Como confrontar a IA como uma tecnologia da branquitude?

 

Esta é uma pergunta importante, mas não para apenas uma pessoa responder. Cabe a coletivos comprometidos deliberar e planejar, e intencionalmente deixei coisas implícitas e em aberto no livro. Mas vou pontuar algumas ideias.

 

No livro, sugiro que a recusa e a retirada – inspirando-nos na noção de Audra Simpson de uma “recusa produtiva” de seu brilhante livro Mohawk Interruptus – têm implicações ricas e concretas para a ação futura, se concordarmos que o objetivo é abolir as condições que produziram a “IA”. Eu também sugiro que a recusa em relação à IA ​​é parte de um projeto mais amplo para desmantelar a supremacia branca e o imperialismo e, portanto, esse movimento deve ser baseado nesses esforços mais amplos. Essa também é uma forma de resistir à ideia de que a IA é um desenvolvimento novo e excepcional.

 

Há uma enorme quantidade de trabalho e reflexão a serem feitos aqui – tanto sobre as formas de recusar e resistir, mas também sobre questões como: o que é “computação”, afinal?
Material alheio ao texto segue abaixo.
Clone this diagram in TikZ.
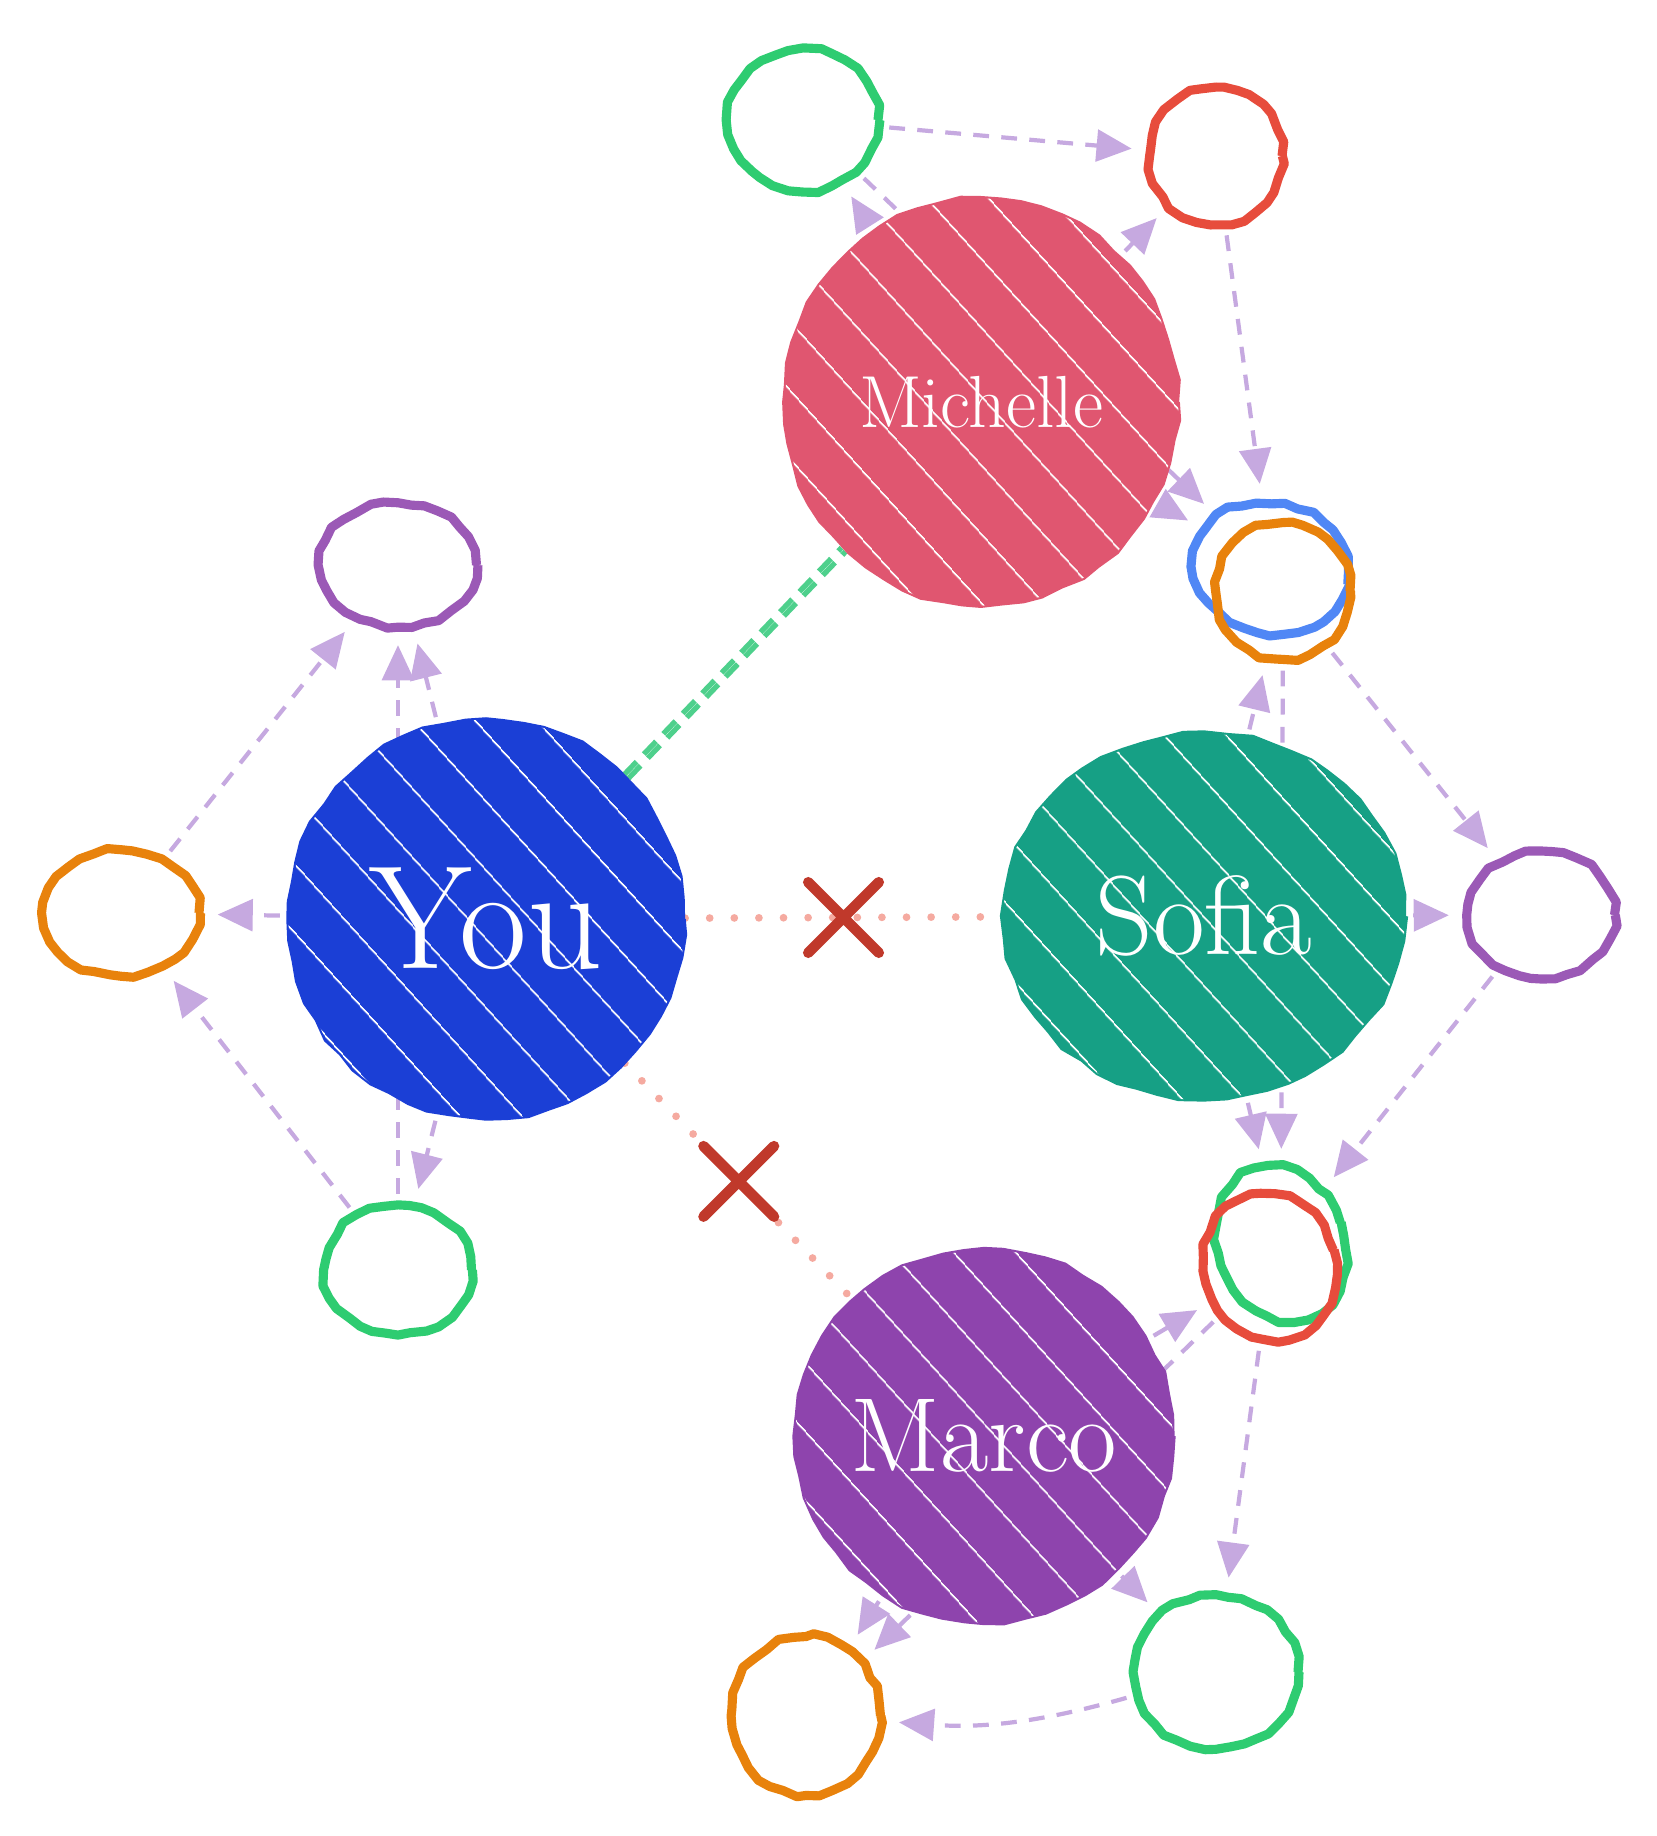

O que esperamos obter com isso? Quais formas ela pode assumir, se houver, que sejam compatíveis com as visões de um mundo não violento no qual cuidamos da Terra?

 

Há várias barreiras para prosseguir com essas conversações de forma séria. Por um lado, o mundo está em chamas e, compreensivelmente, há questões mais urgentes, mesmo que o dano criado por essas iniciativas de computação e as instituições ao seu redor seja maior do que muitos possam pensar. Além disso, qualquer coisa que envolva computação está repleta de propaganda – como evidenciado por quase todos os termos que encontramos neste espaço: “inteligência artificial”, “nuvem”, “big data”, “economia da informação” etc. Há muito a ser historicizado e desaprendido. Por fim, os centros corporativos que eu e outros criticamos dominam a conversação e tentam sequestrar as contracorrentes emergentes. A cooptação é um problema real e os espaços de estudo são sempre contestados.